Seventh grader Jordan Banks loves nothing more than drawing cartoons about his life. But instead of sending him to the art school of his dreams, his parents enroll him in a prestigious private school known for its academics, where Jordan is one of the few kids of color in his entire grade.
As he makes the daily trip from his Washington Heights apartment to the upscale Riverdale Academy Day School, Jordan soon finds himself torn between two worlds—and not really fitting into either one. Can Jordan learn to navigate his new school culture while keeping his neighbourhood friends and staying true to himself?
‘The Bridge Home’ by Padma Venkatraman
Four determined homeless children make a life for themselves in Padma Venkatraman’s stirring middle-grade debut.
Life is harsh in Chennai’s teeming streets, so when runaway sisters Viji and Rukku arrive, their prospects look grim. Very quickly, eleven-year-old Viji discovers how vulnerable they are in this uncaring, dangerous world. Fortunately, the girls find shelter – and friendship – on an abandoned bridge. With two homeless boys, Muthi and Arul, the group forms a family of sorts and while making a living scavenging the city’s trash heaps is the pits, the children find plenty to laugh about and take pride in too. After all, they are now the bosses of themselves and no longer dependent on untrustworthy adults. But when they are forced from their safe haven on the bridge, they take shelter in a graveyard. However, it is now the rainy season and they are plagued by mosquitos, and Rukku and Muthu fall ill.
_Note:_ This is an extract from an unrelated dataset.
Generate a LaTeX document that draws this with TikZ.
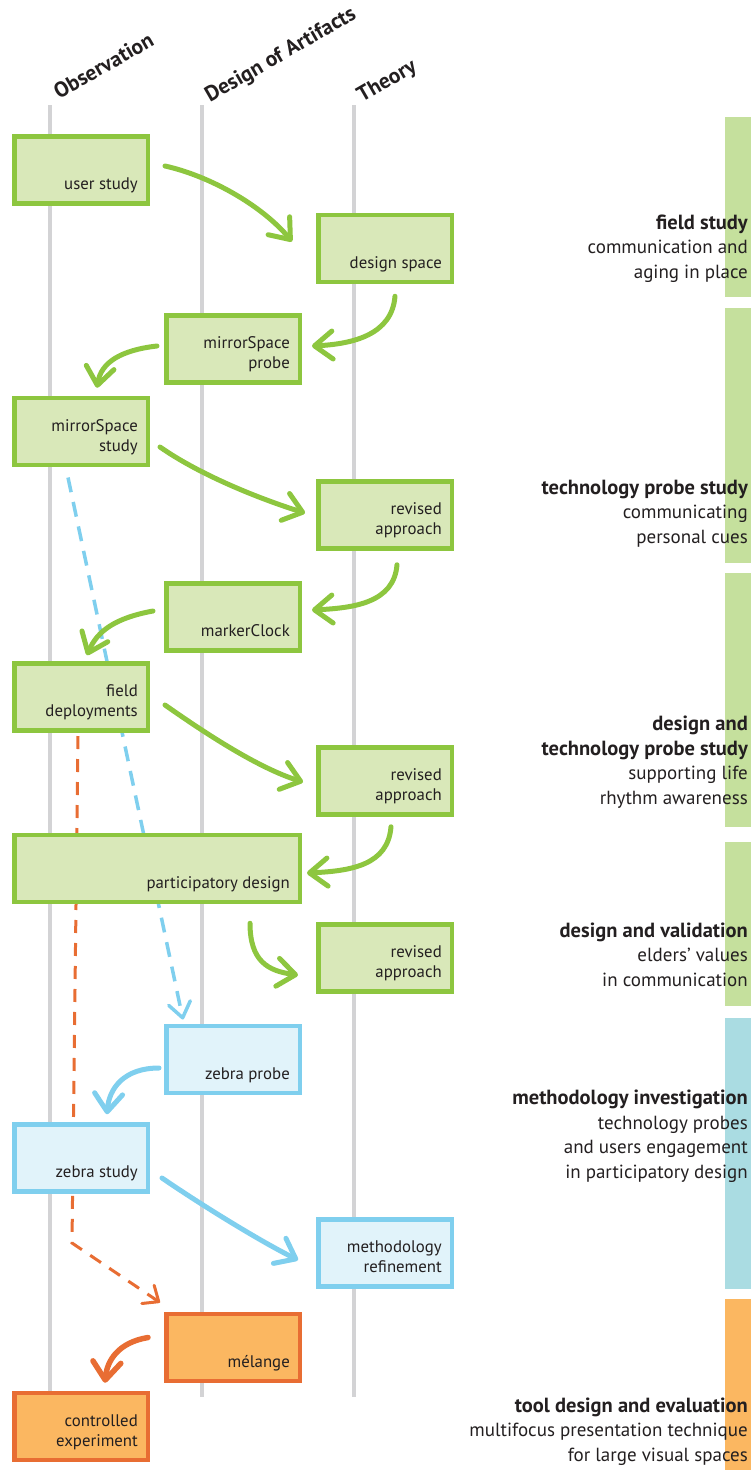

As their symptoms worsen, Viji and Arul must decide whether to risk going for help – when most adults in their lives have proven themselves untrustworthy – or to continue holding on to their fragile, hard-fought freedom.
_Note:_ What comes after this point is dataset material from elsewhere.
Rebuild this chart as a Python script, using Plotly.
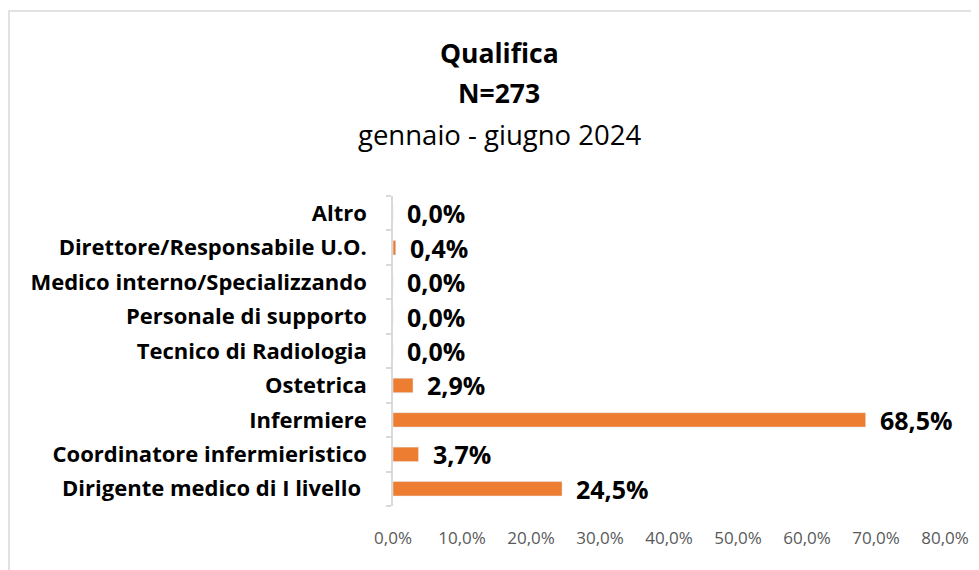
import plotly.graph_objects as go

categories = ["Dirigente medico di I livello ", "Coordinatore infermieristico", "Infermiere",
              "Ostetrica", "Tecnico di Radiologia", "Personale di supporto",
              "Medico interno/Specializzando", "Direttore/Responsabile U.O.", "Altro"]
values = [24.5, 3.7, 68.5, 2.9, 0.0, 0.0, 0.0, 0.4, 0.0]
tick_vals = [0, 10, 20, 30, 40, 50, 60, 70, 80]
tick_text = ["0,0%", "10,0%", "20,0%", "30,0%", "40,0%", "50,0%", "60,0%", "70,0%", "80,0%"]
title_lines = ["<b>Qualifica</b>", "<b>N=273</b>", "gennaio - giugno 2024"]

FONT = "Open Sans"
OFF = 8  # page body margin
W, H = 979 - OFF, 570 - OFF
ML, MR, MT, MB = 393 - OFF, 34, 196 - OFF, 64

fig = go.Figure(go.Bar(
    x=values, y=categories, orientation="h",
    marker=dict(color="#ED7D31"), width=0.42,
))

annotations = []
for c, v in zip(categories, values):
    annotations.append(dict(
        x=v, y=c, xref="x", yref="y", text="<b>%s%%</b>" % ("%.1f" % v).replace(".", ","),
        showarrow=False, xanchor="left", yanchor="middle", xshift=12,
        font=dict(family=FONT, size=25, color="#000000"),
    ))

plot_h = H - MT - MB
plot_w = W - ML - MR
for py, txt, sz in zip([53, 93, 134], title_lines, [26.5, 26.5, 27.5]):
    annotations.append(dict(
        x=(499 - OFF - ML) / plot_w, y=(H - MB - (py - OFF)) / plot_h, xref="paper", yref="paper",
        text=txt, showarrow=False, xanchor="center", yanchor="middle",
        font=dict(family=FONT, size=sz, color="#000000"),
    ))

fig.update_layout(
    width=W, height=H,
    margin=dict(l=ML, r=MR, t=MT, b=MB, autoexpand=False),
    paper_bgcolor="white", plot_bgcolor="white",
    showlegend=False,
    annotations=annotations,
    shapes=[dict(type="rect", xref="paper", yref="paper",
                 x0=(1 - ML) / plot_w, x1=(W + 20 - ML) / plot_w,
                 y0=(H - MB - (H + 20)) / plot_h, y1=(H - MB - 3) / plot_h,
                 line=dict(color="#D9D9D9", width=1.5), fillcolor="rgba(0,0,0,0)", layer="below")],
    xaxis=dict(range=[0, 80], tickvals=tick_vals, ticktext=tick_text,
               showgrid=False, zeroline=False, showline=False, ticks="",
               ticklabelstandoff=20,
               tickfont=dict(family=FONT, size=17, color="#595959")),
    yaxis=dict(range=[-0.5, 8.5], showgrid=False, zeroline=False,
               showline=True, linecolor="#D9D9D9", linewidth=1.5,
               ticks="outside", tickson="boundaries", ticklen=5, tickcolor="#D9D9D9", tickwidth=1.5,
               ticklabelstandoff=20,
               tickfont=dict(family=FONT, size=22, color="#000000", weight="bold")),
)

fig.write_html("out.html")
‘The Day I was Erased’ by Lisa Thompson
Eleven-year-old Maxwell is always, always in trouble. Roaming the town with his beloved pet dog Monster (who he rescued as a puppy from being run over) as a way to escape his parents’ constant arguing at home, he’s a menace to the neighbours and teachers at school.
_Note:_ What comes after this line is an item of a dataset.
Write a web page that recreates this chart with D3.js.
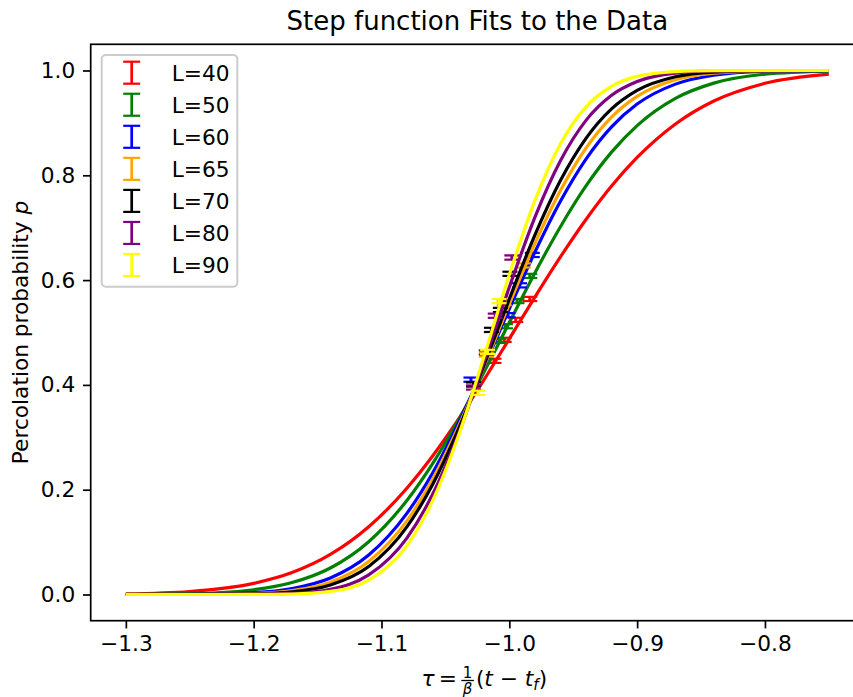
<!DOCTYPE html>
<html><head><meta charset="utf-8">
<script src="https://cdn.jsdelivr.net/npm/d3@7"></script>
<style>body{margin:0;background:#fff} svg{display:block} text{font-family:"DejaVu Sans",sans-serif}</style>
</head><body><svg id="chart" width="853" height="697"></svg>
<script>
// ---- data ----
const seriesLabels = ["L=40", "L=50", "L=60", "L=65", "L=70", "L=80", "L=90"];
const seriesColors = ["#ff0000", "#008000", "#0000ff", "#ffa500", "#000000", "#800080", "#ffff00"];

// fitted step-function curves at these tau values
const tauGrid = [-1.30, -1.25, -1.20, -1.17, -1.14, -1.11, -1.08, -1.06, -1.04, -1.02, -1.00, -0.98, -0.96, -0.94, -0.92, -0.90, -0.87, -0.84, -0.80, -0.75];
const fitL40 = [0.0012, 0.0057, 0.0212, 0.0418, 0.0764, 0.1292, 0.2033, 0.2643, 0.3336, 0.4090, 0.4880, 0.5675, 0.6443, 0.7157, 0.7794, 0.8340, 0.8980, 0.9418, 0.9756, 0.9932];
const fitL50 = [0.0002, 0.0015, 0.0091, 0.0228, 0.0506, 0.1008, 0.1799, 0.2499, 0.3322, 0.4235, 0.5191, 0.6137, 0.7019, 0.7797, 0.8442, 0.8949, 0.9468, 0.9759, 0.9930, 0.9989];
const fitL60 = [0.0000, 0.0003, 0.0035, 0.0113, 0.0315, 0.0754, 0.1553, 0.2320, 0.3260, 0.4329, 0.5450, 0.6532, 0.7505, 0.8310, 0.8924, 0.9359, 0.9740, 0.9910, 0.9983, 0.9999];
const fitL65 = [0.0000, 0.0001, 0.0019, 0.0074, 0.0236, 0.0630, 0.1410, 0.2198, 0.3193, 0.4337, 0.5542, 0.6697, 0.7710, 0.8520, 0.9112, 0.9507, 0.9824, 0.9948, 0.9992, 1.0000];
const fitL70 = [0.0000, 0.0001, 0.0011, 0.0049, 0.0180, 0.0534, 0.1295, 0.2101, 0.3142, 0.4360, 0.5640, 0.6858, 0.7899, 0.8705, 0.9267, 0.9620, 0.9880, 0.9969, 0.9997, 1.0000];
const fitL80 = [0.0000, 0.0000, 0.0003, 0.0020, 0.0100, 0.0374, 0.1082, 0.1913, 0.3054, 0.4423, 0.5863, 0.7197, 0.8277, 0.9048, 0.9528, 0.9791, 0.9951, 0.9991, 1.0000, 1.0000];
const fitL90 = [0.0000, 0.0000, 0.0001, 0.0009, 0.0059, 0.0274, 0.0934, 0.1788, 0.3015, 0.4522, 0.6103, 0.7517, 0.8599, 0.9306, 0.9699, 0.9887, 0.9980, 0.9997, 1.0000, 1.0000];

// measured data points with error bars
const ptTauL40 = [-1.012, -1.004, -0.995, -0.984];
const ptPL40   = [0.446, 0.486, 0.524, 0.564];
const ptErrL40 = [0.004, 0.004, 0.004, 0.004];
const ptTauL50 = [-1.008, -1.003, -0.994, -0.984];
const ptPL50   = [0.484, 0.512, 0.560, 0.608];
const ptErrL50 = [0.004, 0.004, 0.004, 0.004];
const ptTauL60 = [-1.030, -1.001, -0.992, -0.982];
const ptPL60   = [0.410, 0.533, 0.590, 0.648];
const ptErrL60 = [0.004, 0.004, 0.004, 0.004];
const ptTauL65 = [-1.028, -1.018, -1.004, -0.989];
const ptPL65   = [0.400, 0.458, 0.556, 0.628];
const ptErrL65 = [0.004, 0.004, 0.004, 0.004];
const ptTauL70 = [-1.028, -1.014, -1.007, -0.9995];
const ptPL70   = [0.401, 0.505, 0.543, 0.612];
const ptErrL70 = [0.004, 0.004, 0.004, 0.004];
const ptTauL80 = [-1.028, -1.018, -1.011, -0.998];
const ptPL80   = [0.395, 0.462, 0.532, 0.643];
const ptErrL80 = [0.004, 0.004, 0.004, 0.004];
const ptTauL90 = [-1.0245, -1.017, -1.008];
const ptPL90   = [0.385, 0.463, 0.560];
const ptErrL90 = [0.004, 0.004, 0.004];

const xTickValues = [-1.3, -1.2, -1.1, -1.0, -0.9, -0.8];
const yTickValues = [0.0, 0.2, 0.4, 0.6, 0.8, 1.0];
const xDomain = [-1.3275, -0.7225];
const yDomain = [-0.05, 1.05];

const titleText = "Step function Fits to the Data";

// ---- build ----
const fits = [fitL40, fitL50, fitL60, fitL65, fitL70, fitL80, fitL90];
const pts = [
  [ptTauL40, ptPL40, ptErrL40], [ptTauL50, ptPL50, ptErrL50], [ptTauL60, ptPL60, ptErrL60],
  [ptTauL65, ptPL65, ptErrL65], [ptTauL70, ptPL70, ptErrL70], [ptTauL80, ptPL80, ptErrL80],
  [ptTauL90, ptPL90, ptErrL90]
];

const svg = d3.select("#chart");
const axL = 90.7, axR = 864, axT = 44.3, axB = 620.7;
const fs = 21.7;
const x = d3.scaleLinear().domain(xDomain).range([axL, axR]);
const y = d3.scaleLinear().domain(yDomain).range([axB, axT]);

svg.append("defs").append("clipPath").attr("id", "clip")
  .append("rect").attr("x", axL).attr("y", axT).attr("width", axR - axL).attr("height", axB - axT);

const plot = svg.append("g").attr("clip-path", "url(#clip)");
const line = d3.line().x(d => x(d[0])).y(d => y(d[1])).curve(d3.curveMonotoneX);
const capHalf = 7.5;

seriesLabels.forEach((lab, i) => {
  const c = seriesColors[i];
  const [tx, py, er] = pts[i];
  const g = plot.append("g");
  tx.forEach((t, j) => {
    const cx = x(t);
    g.append("line").attr("x1", cx).attr("x2", cx).attr("y1", y(py[j] - er[j])).attr("y2", y(py[j] + er[j]))
      .attr("stroke", c).attr("stroke-width", 3);
    [py[j] - er[j], py[j] + er[j]].forEach(v => {
      g.append("line").attr("x1", cx - capHalf).attr("x2", cx + capHalf).attr("y1", y(v)).attr("y2", y(v))
        .attr("stroke", c).attr("stroke-width", 2.2);
    });
  });
  const data = tauGrid.map((t, k) => [t, fits[i][k]]);
  plot.append("path").datum(data).attr("d", line).attr("fill", "none")
    .attr("stroke", c).attr("stroke-width", 3.2).attr("stroke-linejoin", "round").attr("stroke-linecap", "butt");
});

// axes
const fmt = d3.format(".1f");
const xAxis = svg.append("g").attr("transform", `translate(0,${axB})`)
  .call(d3.axisBottom(x).tickValues(xTickValues).tickFormat(fmt).tickSizeInner(7.7).tickSizeOuter(0).tickPadding(7.7));
const yAxis = svg.append("g").attr("transform", `translate(${axL},0)`)
  .call(d3.axisLeft(y).tickValues(yTickValues).tickFormat(fmt).tickSizeInner(7.7).tickSizeOuter(0).tickPadding(7.7));
[xAxis, yAxis].forEach(a => {
  a.select(".domain").remove();
  a.attr("font-size", null).attr("font-family", null);
  a.selectAll("text").attr("font-size", fs).attr("fill", "#000").style("font-family", "'DejaVu Sans'");
  a.selectAll("line").attr("stroke", "#000").attr("stroke-width", 1.7);
});

// frame
svg.append("rect").attr("x", axL).attr("y", axT).attr("width", axR - axL).attr("height", axB - axT)
  .attr("fill", "none").attr("stroke", "#000").attr("stroke-width", 1.7);

// title
svg.append("text").attr("x", (axL + axR) / 2).attr("y", 30).attr("text-anchor", "middle")
  .attr("font-size", 26).text(titleText);

// y label
const yl = svg.append("text").attr("transform", `translate(28,${(axT + axB) / 2}) rotate(-90)`)
  .attr("text-anchor", "middle").attr("font-size", fs);
yl.append("tspan").text("Percolation probability ");
yl.append("tspan").attr("font-style", "italic").text("p");

// x label: tau = (1/beta)(t - t_f), one text element with positioned tspans
const base = 686, fsz = 15;
function measure(str, size, italic) {
  const t = svg.append("text").attr("font-size", size).attr("font-style", italic ? "italic" : "normal").text(str);
  const w = t.node().getComputedTextLength(); t.remove(); return w;
}
const wTau = measure("τ", fs, true);
const wEq = measure("\u2009=\u2009", fs, false);
const fw = Math.max(measure("1", fsz, false), measure("β", fsz, true)) + 3;
const wOpen = measure("(", fs, false), wT = measure("t", fs, true), wMinus = measure(" \u2212 ", fs, false);
const wF = measure("f", fsz, true), wClose = measure(")", fs, false);
const total = wTau + wEq + fw + 2 + wOpen + wT + wMinus + wT + wF + wClose;
const x0 = (axL + axR) / 2 - total / 2;
const fc = x0 + wTau + wEq + fw / 2;
const xl = svg.append("text").attr("font-size", fs).attr("y", base);
xl.append("tspan").attr("x", x0).attr("y", base).attr("font-style", "italic").text("τ");
xl.append("tspan").text("\u2009=\u2009");
xl.append("tspan").attr("x", fc).attr("y", base - 8.5).attr("font-size", fsz).attr("text-anchor", "middle").text("1");
xl.append("tspan").attr("x", fc).attr("y", base + 8).attr("font-size", fsz).attr("font-style", "italic").attr("text-anchor", "middle").text("β");
const p2x = x0 + wTau + wEq + fw + 2;
xl.append("tspan").attr("x", p2x).attr("y", base).text("(");
xl.append("tspan").attr("font-style", "italic").text("t");
xl.append("tspan").text(" \u2212 ");
xl.append("tspan").attr("font-style", "italic").text("t");
xl.append("tspan").attr("font-style", "italic").attr("font-size", fsz).attr("dy", 3.5).text("f");
xl.append("tspan").attr("dy", -3.5).text(")");
svg.append("line").attr("x1", fc - fw / 2).attr("x2", fc + fw / 2).attr("y1", base - 5.5).attr("y2", base - 5.5)
  .attr("stroke", "#000").attr("stroke-width", 1.3);

// legend
const lg = svg.append("g");
lg.append("rect").attr("x", 101.7).attr("y", 55).attr("width", 135.6).attr("height", 231.7).attr("rx", 4)
  .attr("fill", "#fff").attr("fill-opacity", 0.8).attr("stroke", "#cccccc").attr("stroke-width", 2);
seriesLabels.forEach((lab, i) => {
  const cy = 72.7 + i * 32.05, cx = 131.7, c = seriesColors[i];
  lg.append("line").attr("x1", cx).attr("x2", cx).attr("y1", cy - 11).attr("y2", cy + 11).attr("stroke", c).attr("stroke-width", 2.7);
  [cy - 11, cy + 11].forEach(v => lg.append("line").attr("x1", cx - 8.5).attr("x2", cx + 8.5).attr("y1", v).attr("y2", v)
    .attr("stroke", c).attr("stroke-width", 2.2));
  lg.append("text").attr("x", 171.7).attr("y", cy + 8).attr("font-size", fs).text(lab);
});
</script></body></html>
While visiting an elderly neighbour, Maxwell comes across a mysterious cabinet of curiosities and suddenly finds himself erased from his life: it’s as if he’s never existed. Able to walk around anonymously might be great at first because, finally, no-one is yelling at him! But he soon realises that he misses his old life and, crucially, if he had never existed, then he wouldn’t have swooped in and stopped Monster the dog from being hit by that car.
Maxwell needs to find a way to reverse his erasure, with the help of his best friend Charlie and his sister Bex, who need a whole heap of persuading that this weird kid they’ve never clapped eyes on is actually super close to them in his former life.
‘Stand Up Yumi Chung!’ by Jessica Kim
On the outside, Yumi Chung suffers from #shygirlproblems, a perm-gone-wrong, and kids calling her Yu-MEAT because she smells like her family’s Korean barbecue restaurant. On the inside, Yumi is ready for her Netflix stand-up special. Her notebook is filled with mortifying memories that she’s reworked into comedy gold. All she needs is a stage and courage.
Instead of spending the summer studying her favorite YouTube comedians, Yumi is enrolled in test-prep tutoring to qualify for a private school scholarship, which will help in a time of hardship at the restaurant. One day after class, Yumi stumbles on an opportunity that will change her life: a comedy camp for kids taught by one of her favorite YouTube stars. The only problem is that the instructor and all the students think she’s a girl named Kay Nakamura–and Yumi doesn’t correct them.
As this case of mistaken identity unravels, Yumi must decide to stand up and reveal the truth or risk losing her dreams and disappointing everyone she cares about.